◆ **WHAT THE TASK REQUIRES**
Exclude the pictures and reproduce the remaining data exactly as written.

======== DATASET ========

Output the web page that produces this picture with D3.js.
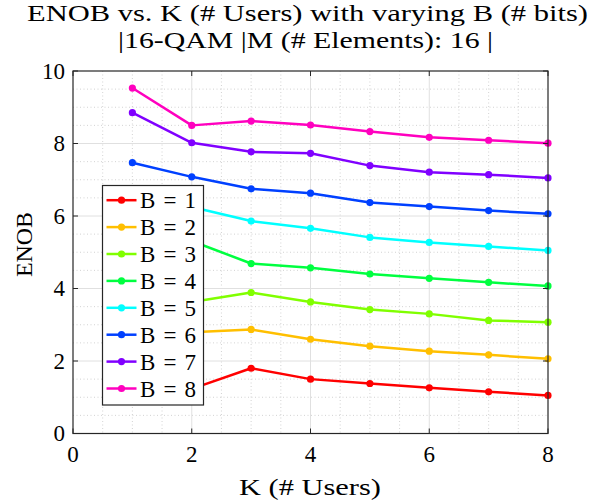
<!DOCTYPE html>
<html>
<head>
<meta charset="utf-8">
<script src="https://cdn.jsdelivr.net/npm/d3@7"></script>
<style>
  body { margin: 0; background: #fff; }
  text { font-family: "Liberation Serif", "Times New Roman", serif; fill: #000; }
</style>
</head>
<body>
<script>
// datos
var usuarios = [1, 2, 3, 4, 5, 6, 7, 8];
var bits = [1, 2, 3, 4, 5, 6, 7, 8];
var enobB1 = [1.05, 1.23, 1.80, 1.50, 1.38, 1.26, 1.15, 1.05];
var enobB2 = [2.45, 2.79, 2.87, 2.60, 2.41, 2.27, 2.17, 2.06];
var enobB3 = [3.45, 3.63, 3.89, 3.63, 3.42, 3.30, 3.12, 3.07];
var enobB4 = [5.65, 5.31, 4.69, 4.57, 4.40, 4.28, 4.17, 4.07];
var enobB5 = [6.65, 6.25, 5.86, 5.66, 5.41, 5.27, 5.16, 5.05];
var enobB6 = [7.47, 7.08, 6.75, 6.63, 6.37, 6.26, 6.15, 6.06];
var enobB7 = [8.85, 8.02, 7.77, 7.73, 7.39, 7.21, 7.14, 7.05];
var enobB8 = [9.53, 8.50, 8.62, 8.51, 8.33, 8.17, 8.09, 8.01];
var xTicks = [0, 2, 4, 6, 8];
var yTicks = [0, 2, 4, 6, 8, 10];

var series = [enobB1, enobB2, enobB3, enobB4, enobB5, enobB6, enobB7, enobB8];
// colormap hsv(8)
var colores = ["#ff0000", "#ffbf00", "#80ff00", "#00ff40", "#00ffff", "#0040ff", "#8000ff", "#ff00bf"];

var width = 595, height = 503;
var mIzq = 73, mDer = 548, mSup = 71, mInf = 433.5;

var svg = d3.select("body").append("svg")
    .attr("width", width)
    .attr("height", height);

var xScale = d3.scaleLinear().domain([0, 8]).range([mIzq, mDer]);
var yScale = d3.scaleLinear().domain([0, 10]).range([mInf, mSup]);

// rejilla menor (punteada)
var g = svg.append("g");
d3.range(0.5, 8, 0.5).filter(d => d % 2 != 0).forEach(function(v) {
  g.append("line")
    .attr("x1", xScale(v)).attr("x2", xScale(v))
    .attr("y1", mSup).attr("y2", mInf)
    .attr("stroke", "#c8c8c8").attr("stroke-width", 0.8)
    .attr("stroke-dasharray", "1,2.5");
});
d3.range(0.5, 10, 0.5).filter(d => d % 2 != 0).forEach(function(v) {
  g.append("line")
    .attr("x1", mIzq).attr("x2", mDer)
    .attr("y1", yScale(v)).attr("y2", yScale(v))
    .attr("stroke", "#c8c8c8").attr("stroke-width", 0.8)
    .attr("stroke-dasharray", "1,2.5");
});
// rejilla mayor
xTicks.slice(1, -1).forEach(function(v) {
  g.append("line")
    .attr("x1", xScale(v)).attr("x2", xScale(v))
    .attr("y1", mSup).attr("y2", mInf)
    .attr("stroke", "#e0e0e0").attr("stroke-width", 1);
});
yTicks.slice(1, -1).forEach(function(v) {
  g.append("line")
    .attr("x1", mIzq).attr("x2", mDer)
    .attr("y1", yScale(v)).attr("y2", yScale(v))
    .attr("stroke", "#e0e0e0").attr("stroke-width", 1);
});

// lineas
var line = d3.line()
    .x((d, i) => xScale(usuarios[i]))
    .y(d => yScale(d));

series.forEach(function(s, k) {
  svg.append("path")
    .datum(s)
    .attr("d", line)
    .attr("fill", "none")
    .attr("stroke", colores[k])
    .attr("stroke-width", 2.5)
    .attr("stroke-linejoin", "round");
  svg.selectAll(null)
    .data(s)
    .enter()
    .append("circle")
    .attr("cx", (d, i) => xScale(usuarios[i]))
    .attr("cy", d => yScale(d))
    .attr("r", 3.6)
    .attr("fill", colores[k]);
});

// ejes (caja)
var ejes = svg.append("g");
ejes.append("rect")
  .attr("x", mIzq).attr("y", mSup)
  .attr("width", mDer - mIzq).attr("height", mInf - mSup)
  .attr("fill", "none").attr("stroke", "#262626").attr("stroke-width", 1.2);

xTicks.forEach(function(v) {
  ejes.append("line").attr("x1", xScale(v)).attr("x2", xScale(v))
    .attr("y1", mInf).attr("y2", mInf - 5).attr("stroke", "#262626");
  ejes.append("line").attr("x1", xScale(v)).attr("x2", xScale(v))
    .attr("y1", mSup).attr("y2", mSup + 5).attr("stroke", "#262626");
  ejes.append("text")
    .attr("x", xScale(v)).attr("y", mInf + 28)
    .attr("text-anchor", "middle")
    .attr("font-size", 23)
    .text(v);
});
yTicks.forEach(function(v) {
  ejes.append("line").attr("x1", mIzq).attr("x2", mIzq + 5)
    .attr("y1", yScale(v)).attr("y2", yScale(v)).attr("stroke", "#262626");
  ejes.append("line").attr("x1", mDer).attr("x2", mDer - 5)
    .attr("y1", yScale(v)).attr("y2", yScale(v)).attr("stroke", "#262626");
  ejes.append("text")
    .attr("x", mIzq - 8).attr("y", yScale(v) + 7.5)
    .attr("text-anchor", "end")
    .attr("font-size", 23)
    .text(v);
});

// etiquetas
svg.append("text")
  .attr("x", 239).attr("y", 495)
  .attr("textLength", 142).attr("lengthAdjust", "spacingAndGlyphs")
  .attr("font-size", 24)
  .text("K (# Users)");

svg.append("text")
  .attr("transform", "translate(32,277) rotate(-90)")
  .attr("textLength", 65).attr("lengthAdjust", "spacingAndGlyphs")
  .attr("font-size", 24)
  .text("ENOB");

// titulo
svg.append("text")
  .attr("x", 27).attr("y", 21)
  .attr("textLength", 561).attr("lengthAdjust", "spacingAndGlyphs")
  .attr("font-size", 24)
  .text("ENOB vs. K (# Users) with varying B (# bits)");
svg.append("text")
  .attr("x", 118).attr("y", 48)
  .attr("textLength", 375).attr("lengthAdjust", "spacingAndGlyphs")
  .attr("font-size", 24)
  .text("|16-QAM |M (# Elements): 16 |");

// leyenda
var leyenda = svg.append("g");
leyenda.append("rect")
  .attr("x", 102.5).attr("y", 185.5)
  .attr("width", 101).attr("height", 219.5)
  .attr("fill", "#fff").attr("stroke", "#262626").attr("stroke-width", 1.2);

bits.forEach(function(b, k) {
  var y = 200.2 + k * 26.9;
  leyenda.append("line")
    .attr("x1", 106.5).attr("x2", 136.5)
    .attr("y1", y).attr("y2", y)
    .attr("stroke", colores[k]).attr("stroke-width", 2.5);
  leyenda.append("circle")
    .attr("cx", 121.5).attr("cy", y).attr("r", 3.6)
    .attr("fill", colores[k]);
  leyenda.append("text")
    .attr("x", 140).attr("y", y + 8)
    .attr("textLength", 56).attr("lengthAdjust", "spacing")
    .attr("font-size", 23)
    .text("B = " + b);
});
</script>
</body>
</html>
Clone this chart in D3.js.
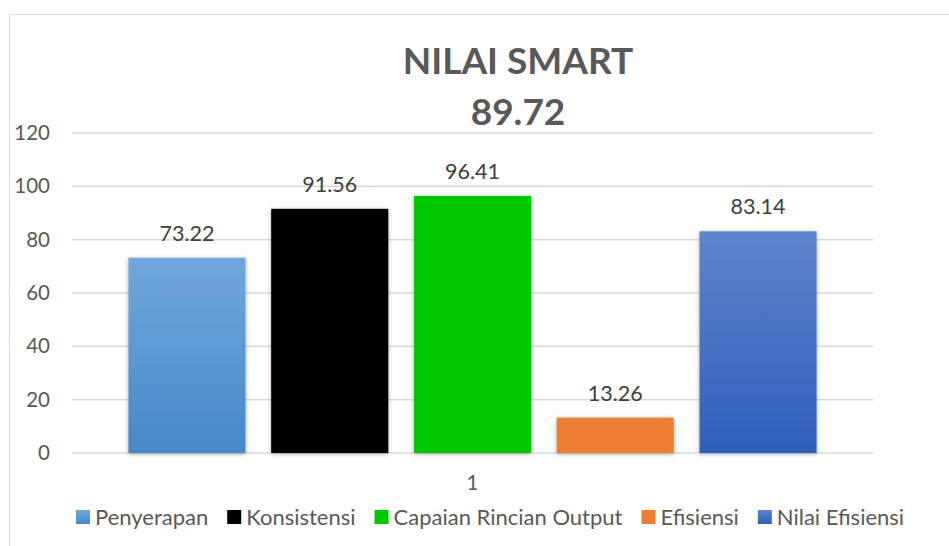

========

◆ **SOLUTION TO THIS EXERCISE**
Output the web page that produces this picture with D3.js.
<!DOCTYPE html>
<html>
<head>
<meta charset="utf-8">
<script src="https://cdn.jsdelivr.net/npm/d3@7"></script>
<style>
  body { margin: 0; background: #fff; }
  text { font-family: "Liberation Serif", "Times New Roman", serif; fill: #000; }
</style>
</head>
<body>
<script>
// datos
var usuarios = [1, 2, 3, 4, 5, 6, 7, 8];
var bits = [1, 2, 3, 4, 5, 6, 7, 8];
var enobB1 = [1.05, 1.23, 1.80, 1.50, 1.38, 1.26, 1.15, 1.05];
var enobB2 = [2.45, 2.79, 2.87, 2.60, 2.41, 2.27, 2.17, 2.06];
var enobB3 = [3.45, 3.63, 3.89, 3.63, 3.42, 3.30, 3.12, 3.07];
var enobB4 = [5.65, 5.31, 4.69, 4.57, 4.40, 4.28, 4.17, 4.07];
var enobB5 = [6.65, 6.25, 5.86, 5.66, 5.41, 5.27, 5.16, 5.05];
var enobB6 = [7.47, 7.08, 6.75, 6.63, 6.37, 6.26, 6.15, 6.06];
var enobB7 = [8.85, 8.02, 7.77, 7.73, 7.39, 7.21, 7.14, 7.05];
var enobB8 = [9.53, 8.50, 8.62, 8.51, 8.33, 8.17, 8.09, 8.01];
var xTicks = [0, 2, 4, 6, 8];
var yTicks = [0, 2, 4, 6, 8, 10];

var series = [enobB1, enobB2, enobB3, enobB4, enobB5, enobB6, enobB7, enobB8];
// colormap hsv(8)
var colores = ["#ff0000", "#ffbf00", "#80ff00", "#00ff40", "#00ffff", "#0040ff", "#8000ff", "#ff00bf"];

var width = 595, height = 503;
var mIzq = 73, mDer = 548, mSup = 71, mInf = 433.5;

var svg = d3.select("body").append("svg")
    .attr("width", width)
    .attr("height", height);

var xScale = d3.scaleLinear().domain([0, 8]).range([mIzq, mDer]);
var yScale = d3.scaleLinear().domain([0, 10]).range([mInf, mSup]);

// rejilla menor (punteada)
var g = svg.append("g");
d3.range(0.5, 8, 0.5).filter(d => d % 2 != 0).forEach(function(v) {
  g.append("line")
    .attr("x1", xScale(v)).attr("x2", xScale(v))
    .attr("y1", mSup).attr("y2", mInf)
    .attr("stroke", "#c8c8c8").attr("stroke-width", 0.8)
    .attr("stroke-dasharray", "1,2.5");
});
d3.range(0.5, 10, 0.5).filter(d => d % 2 != 0).forEach(function(v) {
  g.append("line")
    .attr("x1", mIzq).attr("x2", mDer)
    .attr("y1", yScale(v)).attr("y2", yScale(v))
    .attr("stroke", "#c8c8c8").attr("stroke-width", 0.8)
    .attr("stroke-dasharray", "1,2.5");
});
// rejilla mayor
xTicks.slice(1, -1).forEach(function(v) {
  g.append("line")
    .attr("x1", xScale(v)).attr("x2", xScale(v))
    .attr("y1", mSup).attr("y2", mInf)
    .attr("stroke", "#e0e0e0").attr("stroke-width", 1);
});
yTicks.slice(1, -1).forEach(function(v) {
  g.append("line")
    .attr("x1", mIzq).attr("x2", mDer)
    .attr("y1", yScale(v)).attr("y2", yScale(v))
    .attr("stroke", "#e0e0e0").attr("stroke-width", 1);
});

// lineas
var line = d3.line()
    .x((d, i) => xScale(usuarios[i]))
    .y(d => yScale(d));

series.forEach(function(s, k) {
  svg.append("path")
    .datum(s)
    .attr("d", line)
    .attr("fill", "none")
    .attr("stroke", colores[k])
    .attr("stroke-width", 2.5)
    .attr("stroke-linejoin", "round");
  svg.selectAll(null)
    .data(s)
    .enter()
    .append("circle")
    .attr("cx", (d, i) => xScale(usuarios[i]))
    .attr("cy", d => yScale(d))
    .attr("r", 3.6)
    .attr("fill", colores[k]);
});

// ejes (caja)
var ejes = svg.append("g");
ejes.append("rect")
  .attr("x", mIzq).attr("y", mSup)
  .attr("width", mDer - mIzq).attr("height", mInf - mSup)
  .attr("fill", "none").attr("stroke", "#262626").attr("stroke-width", 1.2);

xTicks.forEach(function(v) {
  ejes.append("line").attr("x1", xScale(v)).attr("x2", xScale(v))
    .attr("y1", mInf).attr("y2", mInf - 5).attr("stroke", "#262626");
  ejes.append("line").attr("x1", xScale(v)).attr("x2", xScale(v))
    .attr("y1", mSup).attr("y2", mSup + 5).attr("stroke", "#262626");
  ejes.append("text")
    .attr("x", xScale(v)).attr("y", mInf + 28)
    .attr("text-anchor", "middle")
    .attr("font-size", 23)
    .text(v);
});
yTicks.forEach(function(v) {
  ejes.append("line").attr("x1", mIzq).attr("x2", mIzq + 5)
    .attr("y1", yScale(v)).attr("y2", yScale(v)).attr("stroke", "#262626");
  ejes.append("line").attr("x1", mDer).attr("x2", mDer - 5)
    .attr("y1", yScale(v)).attr("y2", yScale(v)).attr("stroke", "#262626");
  ejes.append("text")
    .attr("x", mIzq - 8).attr("y", yScale(v) + 7.5)
    .attr("text-anchor", "end")
    .attr("font-size", 23)
    .text(v);
});

// etiquetas
svg.append("text")
  .attr("x", 239).attr("y", 495)
  .attr("textLength", 142).attr("lengthAdjust", "spacingAndGlyphs")
  .attr("font-size", 24)
  .text("K (# Users)");

svg.append("text")
  .attr("transform", "translate(32,277) rotate(-90)")
  .attr("textLength", 65).attr("lengthAdjust", "spacingAndGlyphs")
  .attr("font-size", 24)
  .text("ENOB");

// titulo
svg.append("text")
  .attr("x", 27).attr("y", 21)
  .attr("textLength", 561).attr("lengthAdjust", "spacingAndGlyphs")
  .attr("font-size", 24)
  .text("ENOB vs. K (# Users) with varying B (# bits)");
svg.append("text")
  .attr("x", 118).attr("y", 48)
  .attr("textLength", 375).attr("lengthAdjust", "spacingAndGlyphs")
  .attr("font-size", 24)
  .text("|16-QAM |M (# Elements): 16 |");

// leyenda
var leyenda = svg.append("g");
leyenda.append("rect")
  .attr("x", 102.5).attr("y", 185.5)
  .attr("width", 101).attr("height", 219.5)
  .attr("fill", "#fff").attr("stroke", "#262626").attr("stroke-width", 1.2);

bits.forEach(function(b, k) {
  var y = 200.2 + k * 26.9;
  leyenda.append("line")
    .attr("x1", 106.5).attr("x2", 136.5)
    .attr("y1", y).attr("y2", y)
    .attr("stroke", colores[k]).attr("stroke-width", 2.5);
  leyenda.append("circle")
    .attr("cx", 121.5).attr("cy", y).attr("r", 3.6)
    .attr("fill", colores[k]);
  leyenda.append("text")
    .attr("x", 140).attr("y", y + 8)
    .attr("textLength", 56).attr("lengthAdjust", "spacing")
    .attr("font-size", 23)
    .text("B = " + b);
});
</script>
</body>
</html>
Clone this chart in D3.js.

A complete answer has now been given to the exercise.